Norms Instead of Intellectual Property Laws

Friday, September 11, 2015

Science has been practiced for hundreds of years increasingly and primarily in institutions. An academy, literally a place of study or training in a special field, or a society or institution of distinguished scholars, by definition makes a distinction between those who are a part of it and those who are not. You get admitted to an academy, you study with your peers under a mentor, you learn through structured lessons and do experiments in a lab, get tested and publish whereby you are evaluated. And in that process, you progress through successively higher levels of distinction, garnering degrees that are a symbol of your learning and bestow on you accompanying honor and privilege not available to those outside the academy.

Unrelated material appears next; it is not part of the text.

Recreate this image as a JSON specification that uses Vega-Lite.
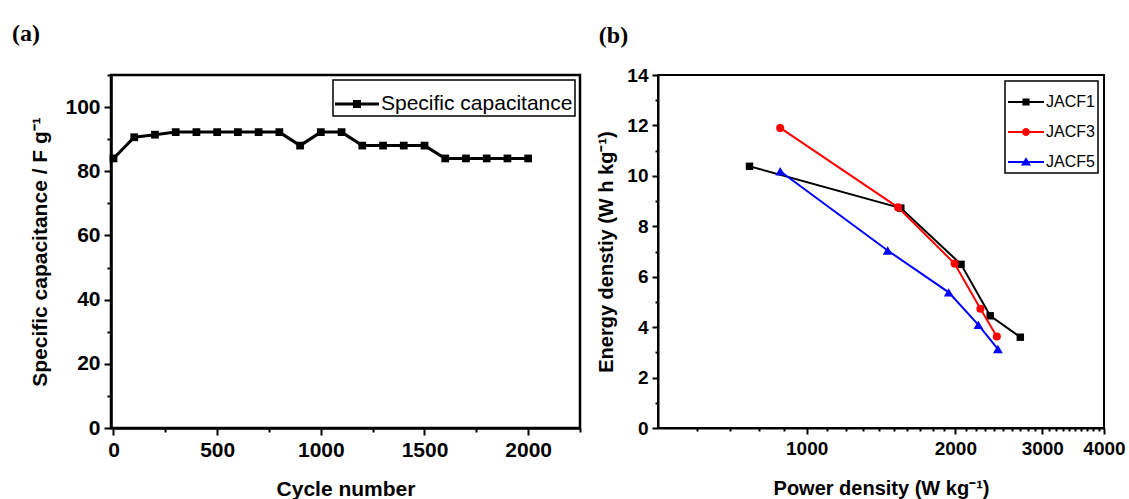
{
  "$schema": "https://vega.github.io/schema/vega-lite/v6.json",
  "background": "white",
  "padding": {"left": 10, "top": 20, "right": 5, "bottom": 0},
  "config": {
    "font": "Liberation Sans",
    "axis": {"domainColor": "black", "domainWidth": 2, "tickColor": "black", "tickWidth": 2, "labelColor": "black", "titleColor": "black", "labelFont": "Liberation Sans", "titleFont": "Liberation Sans", "labelFontWeight": "bold", "titleFontWeight": "bold", "grid": false, "labelOverlap": false, "labelFlush": false},
    "title": {"font": "Liberation Serif", "fontSize": 24, "fontWeight": "bold", "anchor": "start", "frame": "bounds", "color": "black"},
    "legend": {"strokeColor": "black", "strokeWidth": 1.5, "labelFont": "Liberation Sans", "labelColor": "black", "symbolOpacity": 1, "symbolStrokeWidth": 0, "fillColor": "white", "labelLimit": 0}
  },
  "datasets": {
    "cycling": [
      {"cycle": 0, "capacitance": 84, "series": "Specific capacitance"},
      {"cycle": 100, "capacitance": 90.6, "series": "Specific capacitance"},
      {"cycle": 200, "capacitance": 91.4, "series": "Specific capacitance"},
      {"cycle": 300, "capacitance": 92.2, "series": "Specific capacitance"},
      {"cycle": 400, "capacitance": 92.2, "series": "Specific capacitance"},
      {"cycle": 500, "capacitance": 92.2, "series": "Specific capacitance"},
      {"cycle": 600, "capacitance": 92.2, "series": "Specific capacitance"},
      {"cycle": 700, "capacitance": 92.2, "series": "Specific capacitance"},
      {"cycle": 800, "capacitance": 92.2, "series": "Specific capacitance"},
      {"cycle": 900, "capacitance": 88, "series": "Specific capacitance"},
      {"cycle": 1000, "capacitance": 92.2, "series": "Specific capacitance"},
      {"cycle": 1100, "capacitance": 92.2, "series": "Specific capacitance"},
      {"cycle": 1200, "capacitance": 88, "series": "Specific capacitance"},
      {"cycle": 1300, "capacitance": 88, "series": "Specific capacitance"},
      {"cycle": 1400, "capacitance": 88, "series": "Specific capacitance"},
      {"cycle": 1500, "capacitance": 88, "series": "Specific capacitance"},
      {"cycle": 1600, "capacitance": 84, "series": "Specific capacitance"},
      {"cycle": 1700, "capacitance": 84, "series": "Specific capacitance"},
      {"cycle": 1800, "capacitance": 84, "series": "Specific capacitance"},
      {"cycle": 1900, "capacitance": 84, "series": "Specific capacitance"},
      {"cycle": 2000, "capacitance": 84, "series": "Specific capacitance"}
    ],
    "ragone": [
      {"sample": "JACF1", "power": 766, "energy": 10.38},
      {"sample": "JACF1", "power": 1551, "energy": 8.72},
      {"sample": "JACF1", "power": 2054, "energy": 6.49},
      {"sample": "JACF1", "power": 2353, "energy": 4.45},
      {"sample": "JACF1", "power": 2708, "energy": 3.6},
      {"sample": "JACF3", "power": 884, "energy": 11.9},
      {"sample": "JACF3", "power": 1531, "energy": 8.75},
      {"sample": "JACF3", "power": 1993, "energy": 6.52},
      {"sample": "JACF3", "power": 2248, "energy": 4.73},
      {"sample": "JACF3", "power": 2427, "energy": 3.63},
      {"sample": "JACF5", "power": 884, "energy": 10.18},
      {"sample": "JACF5", "power": 1459, "energy": 7.04},
      {"sample": "JACF5", "power": 1939, "energy": 5.38},
      {"sample": "JACF5", "power": 2227, "energy": 4.09},
      {"sample": "JACF5", "power": 2439, "energy": 3.13}
    ]
  },
  "resolve": {"scale": {"x": "independent", "y": "independent", "color": "independent", "shape": "independent"}},
  "spacing": 12,
  "hconcat": [
    {
      "title": {"text": "(a)", "dx": -18, "offset": 18},
      "width": 469,
      "height": 353,
      "view": {"stroke": "black", "strokeWidth": 2.5},
      "data": {"name": "cycling"},
      "encoding": {
        "x": {"field": "cycle", "type": "quantitative", "scale": {"domain": [-12, 2250], "nice": false, "zero": false},
          "axis": {"title": "Cycle number", "values": [0, 250, 500, 750, 1000, 1250, 1500, 1750, 2000, 2250], "format": "d",
            "labelExpr": "datum.value % 500 == 0 ? datum.label : ''",
            "tickSize": {"condition": {"test": "datum.value % 500 == 0", "value": 7}, "value": 4},
            "labelFontSize": 21, "titleFontSize": 21, "labelPadding": 4, "titlePadding": 18, "domainWidth": 2.5}},
        "y": {"field": "capacitance", "type": "quantitative", "scale": {"domain": [0, 110], "nice": false},
          "axis": {"title": "Specific capacitance / F g⁻¹", "values": [0, 10, 20, 30, 40, 50, 60, 70, 80, 90, 100, 110], "format": "d",
            "labelExpr": "datum.value % 20 == 0 && datum.value <= 100 ? datum.label : ''",
            "tickSize": {"condition": {"test": "datum.value % 20 == 0 && datum.value <= 100", "value": 7}, "value": 4},
            "labelFontSize": 21, "titleFontSize": 21, "labelPadding": 4, "titlePadding": 14, "domainWidth": 2.5}}
      },
      "layer": [
        {"mark": {"type": "line", "color": "black", "strokeWidth": 3, "point": {"shape": "square", "size": 60, "filled": true, "color": "black", "opacity": 1}}},
        {"mark": {"type": "point", "filled": true, "opacity": 0},
          "encoding": {
            "color": {"field": "series", "type": "nominal", "scale": {"range": ["black"]},
              "legend": {"title": null, "orient": "top-right", "offset": 5, "symbolSize": 1936, "labelFontSize": 21, "padding": 2, "labelOffset": 2, "symbolOpacity": 1, "labelLimit": 0}},
            "shape": {"field": "series", "type": "nominal", "scale": {"range": ["M-1,-0.07H1V0.07H-1Z M-0.18,-0.18H0.18V0.18H-0.18Z"]}}
          }}
      ]
    },
    {
      "title": {"text": "(b)", "dx": 2, "offset": 18},
      "width": 446,
      "height": 353,
      "view": {"stroke": "black", "strokeWidth": 2},
      "data": {"name": "ragone"},
      "encoding": {
        "x": {"field": "power", "type": "quantitative", "scale": {"type": "log", "domain": [500, 4000], "nice": false},
          "axis": {"title": "Power density (W kg⁻¹)", "values": [600, 700, 800, 900, 1000, 1100, 1200, 1300, 1400, 1500, 1600, 1700, 1800, 1900, 2000, 2100, 2200, 2300, 2400, 2500, 2600, 2700, 2800, 2900, 3000, 3100, 3200, 3300, 3400, 3500, 3600, 3700, 3800, 3900, 4000], "format": "d",
            "labelExpr": "datum.value % 1000 == 0 ? datum.label : ''",
            "tickSize": {"condition": {"test": "datum.value % 1000 == 0", "value": 6}, "value": 3},
            "labelFontSize": 19, "titleFontSize": 20, "labelPadding": 5, "titlePadding": 20}},
        "y": {"field": "energy", "type": "quantitative", "scale": {"domain": [0, 14], "nice": false},
          "axis": {"title": "Energy denstiy (W h kg⁻¹)", "values": [0, 1, 2, 3, 4, 5, 6, 7, 8, 9, 10, 11, 12, 13, 14], "format": "d",
            "labelExpr": "datum.value % 2 == 0 ? datum.label : ''",
            "tickSize": {"condition": {"test": "datum.value % 2 == 0", "value": 6}, "value": 3},
            "labelFontSize": 19, "titleFontSize": 20, "labelPadding": 4, "titlePadding": 10}}
      },
      "layer": [
        {"transform": [{"filter": "datum.sample == 'JACF1'"}],
          "mark": {"type": "line", "color": "black", "strokeWidth": 2, "point": {"shape": "square", "size": 55, "filled": true, "color": "black", "opacity": 1}}},
        {"transform": [{"filter": "datum.sample == 'JACF3'"}],
          "mark": {"type": "line", "color": "#ff0000", "strokeWidth": 2, "point": {"shape": "circle", "size": 65, "filled": true, "color": "#ff0000", "opacity": 1}}},
        {"transform": [{"filter": "datum.sample == 'JACF5'"}],
          "mark": {"type": "line", "color": "#0000ff", "strokeWidth": 2, "point": {"shape": "triangle-up", "size": 95, "filled": true, "color": "#0000ff", "opacity": 1}}},
        {"mark": {"type": "point", "filled": true, "opacity": 0},
          "encoding": {
            "color": {"field": "sample", "type": "nominal", "scale": {"domain": ["JACF1", "JACF3", "JACF5"], "range": ["black", "#ff0000", "#0000ff"]},
              "legend": {"title": null, "orient": "top-right", "offset": 6, "symbolSize": 1296, "labelFontSize": 16, "padding": 3, "labelOffset": 2, "rowPadding": 4, "symbolOpacity": 1}},
            "shape": {"field": "sample", "type": "nominal", "scale": {"domain": ["JACF1", "JACF3", "JACF5"], "range": ["M-1,-0.055H1V0.055H-1Z M-0.2,-0.2H0.2V0.2H-0.2Z", "M-1,-0.055H1V0.055H-1Z M0.22,0A0.22,0.22 0 1,1 -0.22,0A0.22,0.22 0 1,1 0.22,0Z", "M-1,-0.055H1V0.055H-1Z M0,-0.26L0.28,0.2H-0.28Z"]}}
          }}
      ]
    }
  ]
}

Humans, however, are born curious, and are tinkers and experimenters by nature. While they have fiddled with and made new things forever, recent advancements in computing and networks have transformed this making. Unbounded by physical walls but held together by computer networks, making not just physical things but software as well as software-driven and networked hardware, the act of knowledge-discovery and knowledge-making has developed non-institutional analogs to almost every aspect of institutional science. From DIY-articles, Instructables, Thingiverse to how-to videos and massively open online courses (MOOCs), we have instruction covered. Cheap computers and mobile devices connected to powerful backend servers can be used as just about any device for which one can make an app. And, co-working spaces as well as hacker/makerspaces provide the alternative to physical spaces in which both camaraderie and co-learning can take place. Collectively, these developments make for informal learning academies that are redefining the boundaries of the academy as well as who can participate in them.

But even as the academies have become informal, they are still governed by mostly traditional IP models of either “all rights reserved” or some form of “some rights reserved” licensing as made popular by Creative Commons, but still dependent on copyright law as its legal basis. What we really need is a new model of IP, or better yet, perhaps no IP at all, that still allows for attribution and credit to those who come first, a recognition to the giants whose shoulders we stand on to see further. Whether this is done with a complete renunciation of intellectual output as property or by creating contractually constructed commons where the rules of the informal academy are nurtured and upheld is something that remains to be seen.